The LA Art Book Fair was this weekend, so everyone flocked to the city of angels to soak up the heat, get sweaty in a t-shirt in the middle of February, and also look at some cool art. I don’t have a new book out this year so I’m attacking the fair tourist style, being tasked with finding the most interesting objects money can buy.

Just a few seconds after walking into the enormous warehouse space that is the Geffen Contemporary I realised I was in way over my head. There seemed to be literally millions of people in front of me and an unfathomable amount of merchandise. The book fair this year housed 334 vendors by my count, so the scale is a little bit overwhelming. My gameplan was to find some tables run by WOC and start from there, but that proved to be a lot harder than I expected. Eventually I made it into the zine room, and after wandering through my fair share of white dudes with beards I was able to find these gems.


Collaborative duo Josie Keefe and Phyllis Ma’s brightly coloured contemporary still lives immediately caught my attention and I’m definitely not the first to notice. Their multiple zines explore the both surreal and the everyday through their character of a lazy mom who’d much rather play with her food than cook it. These fun, graphic pieces left me wanting to do the same.


Released by Miami based Dale Zines, Violent Art of a Gentle People by Dyami O’Brian is a collection of humourous doodles and found images that remind me of 90s movies that make me wish I was cooler.
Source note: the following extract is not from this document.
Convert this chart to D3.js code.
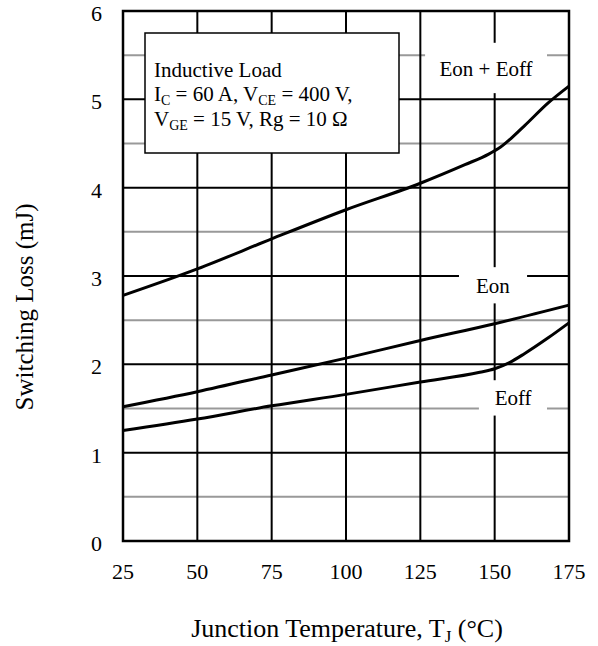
<!DOCTYPE html>
<html>
<head>
<meta charset="utf-8">
<script src="https://cdn.jsdelivr.net/npm/d3@7"></script>
<style>
  body { margin: 0; background: #fff; }
  text { font-family: "Liberation Serif", "Times New Roman", serif; fill: #000; }
</style>
</head>
<body>
<div id="chart"></div>
<script>
// values (T in degC, loss in mJ)
const eonEoff = [[25, 2.78], [50, 3.08], [75, 3.42], [100, 3.75], [125, 4.05], [140, 4.26], [148, 4.38], [152, 4.46], [160, 4.70], [168, 4.96], [175, 5.15]];
const eon = [[25, 1.52], [50, 1.69], [75, 1.88], [100, 2.07], [125, 2.27], [150, 2.46], [175, 2.67]];
const eoff = [[25, 1.25], [50, 1.38], [75, 1.53], [100, 1.66], [125, 1.80], [145, 1.91], [150, 1.95], [155, 2.02], [160, 2.12], [168, 2.30], [175, 2.47]];

const xTicks = [25, 50, 75, 100, 125, 150, 175];
const yTicks = [0, 1, 2, 3, 4, 5, 6];
const yHalf = [0.5, 1.5, 2.5, 3.5, 4.5, 5.5];

// curve labels: text, centre T, baseline loss, and the white gap cut into the grid [t0, t1, top, bottom]
const curveLabels = [
  {text: "Eon + Eoff", t: 147.1, v: 5.26, gap: [126.6, 167.6, 5.64, 5.07]},
  {text: "Eon", t: 149.4, v: 2.81, gap: [138.0, 160.9, 3.10, 2.69]},
  {text: "Eoff", t: 156.2, v: 1.54, gap: [144.7, 167.6, 1.82, 1.42]}
];

const W = 598, H = 646;
const svg = d3.select("#chart").append("svg").attr("width", W).attr("height", H);

const x = d3.scaleLinear().domain([25, 175]).range([123, 569]);
const y = d3.scaleLinear().domain([0, 6]).range([541, 11]);

const grid = svg.append("g");
grid.selectAll("line.half")
  .data(yHalf)
  .join("line")
    .attr("x1", x(25)).attr("x2", x(175))
    .attr("y1", d => y(d)).attr("y2", d => y(d))
    .attr("stroke", "#999").attr("stroke-width", 2);
grid.selectAll("line.hmaj")
  .data(yTicks.slice(1, -1))
  .join("line")
    .attr("x1", x(25)).attr("x2", x(175))
    .attr("y1", d => y(d)).attr("y2", d => y(d))
    .attr("stroke", "#000").attr("stroke-width", 2);
grid.selectAll("line.vmaj")
  .data(xTicks.slice(1, -1))
  .join("line")
    .attr("y1", y(0)).attr("y2", y(6))
    .attr("x1", d => x(d)).attr("x2", d => x(d))
    .attr("stroke", "#000").attr("stroke-width", 2);

// white gaps around curve labels
svg.append("g").selectAll("rect")
  .data(curveLabels)
  .join("rect")
    .attr("x", d => x(d.gap[0]))
    .attr("y", d => y(d.gap[2]))
    .attr("width", d => x(d.gap[1]) - x(d.gap[0]))
    .attr("height", d => y(d.gap[3]) - y(d.gap[2]))
    .attr("fill", "#fff");

const line = d3.line().x(d => x(d[0])).y(d => y(d[1])).curve(d3.curveMonotoneX);
svg.append("g").selectAll("path")
  .data([eonEoff, eon, eoff])
  .join("path")
    .attr("d", line)
    .attr("fill", "none")
    .attr("stroke", "#000")
    .attr("stroke-width", 3)
    .attr("stroke-linejoin", "round");

// frame
svg.append("rect")
  .attr("x", x(25)).attr("y", y(6))
  .attr("width", x(175) - x(25)).attr("height", y(0) - y(6))
  .attr("fill", "none").attr("stroke", "#000").attr("stroke-width", 2.5);

svg.append("g").selectAll("text")
  .data(curveLabels)
  .join("text")
    .attr("x", d => x(d.t))
    .attr("y", d => y(d.v))
    .attr("text-anchor", "middle")
    .attr("font-size", 21)
    .text(d => d.text);

// ticks
svg.append("g").selectAll("text")
  .data(xTicks)
  .join("text")
    .attr("x", d => x(d))
    .attr("y", 579)
    .attr("text-anchor", "middle")
    .attr("font-size", 22)
    .text(d => d);
svg.append("g").selectAll("text")
  .data(yTicks)
  .join("text")
    .attr("x", 102)
    .attr("y", d => y(d) + 10)
    .attr("text-anchor", "end")
    .attr("font-size", 22)
    .text(d => d);

// axis titles
const xt = svg.append("text")
  .attr("x", 347).attr("y", 637)
  .attr("text-anchor", "middle")
  .attr("font-size", 26);
xt.append("tspan").text("Junction Temperature, T");
xt.append("tspan").attr("font-size", 17).attr("dy", 5).text("J");
xt.append("tspan").attr("dy", -5).text(" (\u00B0C)");

svg.append("text")
  .attr("transform", "translate(33, 307) rotate(-90)")
  .attr("text-anchor", "middle")
  .attr("font-size", 25)
  .text("Switching Loss (mJ)");

// condition box
svg.append("rect")
  .attr("x", 145).attr("y", 33).attr("width", 254).attr("height", 120)
  .attr("fill", "#fff").attr("stroke", "#000").attr("stroke-width", 1.5);

const box = svg.append("g");
box.append("text").attr("x", 154).attr("y", 77).attr("font-size", 21).text("Inductive Load");

function subLine(yy, parts) {
  const t = box.append("text").attr("x", 154).attr("y", yy).attr("font-size", 21);
  parts.forEach(p => {
    if (p.sub) t.append("tspan").attr("font-size", 14).attr("dy", 4).text(p.sub);
    else t.append("tspan").attr("dy", p.after ? -4 : 0).text(p.txt);
  });
}
subLine(101, [{txt: "I"}, {sub: "C"}, {txt: " = 60 A, V", after: true}, {sub: "CE"}, {txt: " = 400 V,", after: true}]);
subLine(126, [{txt: "V"}, {sub: "GE"}, {txt: " = 15 V, Rg = 10 \u03A9", after: true}]);
</script>
</body>
</html>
This zine also gets my pick for best title of the weekend.


Exhibiting with friends in a one-off collective called “Pruno”, the first thing Lauren said when I walked up to the table was to “excuse the quality because (they’re) all still in high school”, but nonetheless I think the value of her work speaks for itself. Ashley had almost sold out of her adorable handmade ceramics, and her zines filled with doodles were simple but felt inviting and comfortable. I’m really excited to see what she and the rest of Pruno do in the future.

The thing about huge events like the art book fair is that a lot of times the best stuff isn’t what made it in, but what exists on the periphery and this weekend was no exception. Standing outside the main entrance was a guy in a balaclava handing out little fliers with “fair” slashed out on them telling everyone to go to the anarchist anti-book fair a couple blocks away and I was pretty hesitant to go at first (because anarchists) but I’m so glad I did.

Nah Bookfair, a one­day­only pop­up put on by ONDA.LA, was a perfect reaction to the bookfair proper. Self proclaimed “mostly P.o.C., mostly L.A. based and entirely anti-­authoritarian”, the “Nah Fair” had some of my favorite books of the entire weekend...


This wildly colourful comic by Lale Westvind looks like Roy Lichtenstein if he got into a fight with some alien superheroes (or villains?). Westvind’s wordless comic is an exciting and aggressive explosion of shape and colour, told as a woman makes her way through a destructive distopian landscape.


Inés Estrada’s Sindicalismo 89 is a hilarious and candid look at the lives of young people living in an apartment building of the same name in Mexico City. Estrada’s style feels incredibly honest and just a little bit cute which makes this an easy favourite.